Cependant, même si aujourd’hui encore, certains pensent toujours que Mirzâ Habib est l’auteur des Aventures de Hâdji Bâbâ d’Ispahan, ce dernier avait précisé au début de sa traduction : "Je me devais, tout simplement, de transmettre et de répéter les écrits et les opinions de l’auteur en persan".
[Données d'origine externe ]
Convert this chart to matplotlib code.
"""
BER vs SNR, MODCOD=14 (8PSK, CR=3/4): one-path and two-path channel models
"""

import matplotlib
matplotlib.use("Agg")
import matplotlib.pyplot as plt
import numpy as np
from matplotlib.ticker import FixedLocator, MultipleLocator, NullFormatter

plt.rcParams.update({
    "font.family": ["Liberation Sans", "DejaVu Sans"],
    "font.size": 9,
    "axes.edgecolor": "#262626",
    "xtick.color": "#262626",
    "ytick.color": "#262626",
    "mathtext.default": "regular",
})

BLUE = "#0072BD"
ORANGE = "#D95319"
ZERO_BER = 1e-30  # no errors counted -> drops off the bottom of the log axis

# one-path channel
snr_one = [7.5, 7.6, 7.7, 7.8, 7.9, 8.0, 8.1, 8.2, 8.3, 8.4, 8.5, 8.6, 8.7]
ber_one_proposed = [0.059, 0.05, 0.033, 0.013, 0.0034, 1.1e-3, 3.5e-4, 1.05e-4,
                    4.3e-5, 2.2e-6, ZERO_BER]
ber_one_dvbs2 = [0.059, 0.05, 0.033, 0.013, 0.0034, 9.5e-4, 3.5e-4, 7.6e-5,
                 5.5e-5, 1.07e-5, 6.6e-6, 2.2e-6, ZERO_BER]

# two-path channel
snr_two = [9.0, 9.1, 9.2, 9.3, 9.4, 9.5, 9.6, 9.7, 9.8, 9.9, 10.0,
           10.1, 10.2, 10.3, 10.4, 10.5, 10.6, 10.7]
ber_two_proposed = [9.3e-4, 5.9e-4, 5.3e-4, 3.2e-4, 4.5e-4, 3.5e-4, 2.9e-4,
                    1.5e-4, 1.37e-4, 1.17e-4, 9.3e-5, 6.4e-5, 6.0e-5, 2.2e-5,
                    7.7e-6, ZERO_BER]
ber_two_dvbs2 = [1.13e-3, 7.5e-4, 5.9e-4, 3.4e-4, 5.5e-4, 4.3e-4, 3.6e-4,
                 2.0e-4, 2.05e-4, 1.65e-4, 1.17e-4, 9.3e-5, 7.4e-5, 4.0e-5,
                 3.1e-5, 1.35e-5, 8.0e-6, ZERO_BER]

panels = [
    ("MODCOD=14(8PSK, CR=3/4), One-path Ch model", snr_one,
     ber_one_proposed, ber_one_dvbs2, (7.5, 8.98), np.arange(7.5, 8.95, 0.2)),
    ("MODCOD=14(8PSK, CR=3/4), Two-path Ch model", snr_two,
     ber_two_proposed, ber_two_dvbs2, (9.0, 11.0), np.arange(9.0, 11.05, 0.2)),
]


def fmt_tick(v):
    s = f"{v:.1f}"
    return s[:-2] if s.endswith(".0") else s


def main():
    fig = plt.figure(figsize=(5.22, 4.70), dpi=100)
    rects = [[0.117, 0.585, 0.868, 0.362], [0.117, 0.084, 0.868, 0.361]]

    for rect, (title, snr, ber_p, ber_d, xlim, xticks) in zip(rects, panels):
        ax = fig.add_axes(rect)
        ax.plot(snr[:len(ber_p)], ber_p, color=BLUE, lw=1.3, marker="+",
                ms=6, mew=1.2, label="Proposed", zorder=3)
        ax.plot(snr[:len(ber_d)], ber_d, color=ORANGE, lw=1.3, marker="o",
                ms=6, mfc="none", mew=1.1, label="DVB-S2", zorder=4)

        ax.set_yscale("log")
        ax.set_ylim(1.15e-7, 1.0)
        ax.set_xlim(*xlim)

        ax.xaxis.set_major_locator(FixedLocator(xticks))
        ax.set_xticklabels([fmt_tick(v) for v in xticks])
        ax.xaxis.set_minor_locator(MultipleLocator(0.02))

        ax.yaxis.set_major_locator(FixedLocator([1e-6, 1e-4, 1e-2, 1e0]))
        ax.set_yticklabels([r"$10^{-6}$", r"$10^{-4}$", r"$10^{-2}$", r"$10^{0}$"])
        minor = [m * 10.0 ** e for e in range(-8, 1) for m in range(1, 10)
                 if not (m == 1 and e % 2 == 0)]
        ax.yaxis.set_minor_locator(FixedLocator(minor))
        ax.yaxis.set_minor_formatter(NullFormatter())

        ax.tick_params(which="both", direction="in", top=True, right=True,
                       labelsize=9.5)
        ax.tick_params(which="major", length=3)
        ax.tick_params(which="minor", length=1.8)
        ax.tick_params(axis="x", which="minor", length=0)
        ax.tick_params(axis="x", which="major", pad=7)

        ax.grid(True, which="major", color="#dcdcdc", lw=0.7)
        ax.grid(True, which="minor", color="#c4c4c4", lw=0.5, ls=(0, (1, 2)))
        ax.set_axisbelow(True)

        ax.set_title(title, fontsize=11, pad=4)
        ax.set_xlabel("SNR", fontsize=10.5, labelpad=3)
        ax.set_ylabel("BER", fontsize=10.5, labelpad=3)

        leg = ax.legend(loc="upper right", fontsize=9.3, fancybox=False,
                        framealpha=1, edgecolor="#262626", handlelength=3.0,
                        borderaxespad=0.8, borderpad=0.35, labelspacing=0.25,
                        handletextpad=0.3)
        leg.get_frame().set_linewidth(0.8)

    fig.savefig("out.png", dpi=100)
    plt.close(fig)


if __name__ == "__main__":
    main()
Cette traduction, aujourd’hui considérée comme un chef-d’œuvre, fut imprimée en Iran au début du XXe siècle, avec une introduction, quelque peu injuste, de Mohammad-Ali Djamâlzâdeh [5] qui écrit : "Des erreurs grammaticales et des archaïsmes sont à voir dans le travail de cet écrivain", opinion contre laquelle s’est insurgé Karim Emâmi, qui s’exprime dans un article en la matière : "Cette traduction est aussi belle que celle des poèmes de Khayyâm réalisée par Fitzgerald ; aucune n’a respecté les règles de la traduction."

Sources :
- EMAMI, Karim, Az past o bolande tardjome (Du défi et du bonheur de la traduction), Téhéran, Niloufar, 1372 (1993).
- NADERI BENI, Khadidjeh, "Tchahâr Mahâl va Bakhtiâri" in La Revue de Téhéran, no 20, Juillet 2007.
- http://www.aftab.ir/articles/arts_culture/نگاهی به سرگذشت حاجی بابای اصفهانی (page consultée : 2008/7/4)
- http://www.fa.wikipedia.org/ سرگذشت حاجی بابای اصفهانی (page consultée : 2008/7/5)
- http://www.4pe.blogsky.com/ 619 میرزا حبیب دستان بنی / اتاق (page consultée : 2008/7/8)

Notes

[1Une petite ville située à la région Tchahâr Mahâl, parmi la plaine d’Ispahan et les montagnes de Zâgros.

[2C’est nous qui soulignons ; l’auteur de ces lignes, pense à l’encontre de ceux ou celles qui condamnent tous les Béni(e)s à rejeter leur origine, en se présentant comme Esfahâni !

Voir "میرزا حبیب دستان بنی", http://www.4pe.blogsky.com/619 ،اتاق/, (page consulté : 2008/7/8)

[3L’un des collègues de Mirzâ Habib qui, s’opposant au régime qâdjâr, fut également exilé en Turquie.

[4Hommes de lettres, professeur et correcteur des textes anciens persans.

[5Romancier ispahanais, connu comme le père du roman persan contemporain.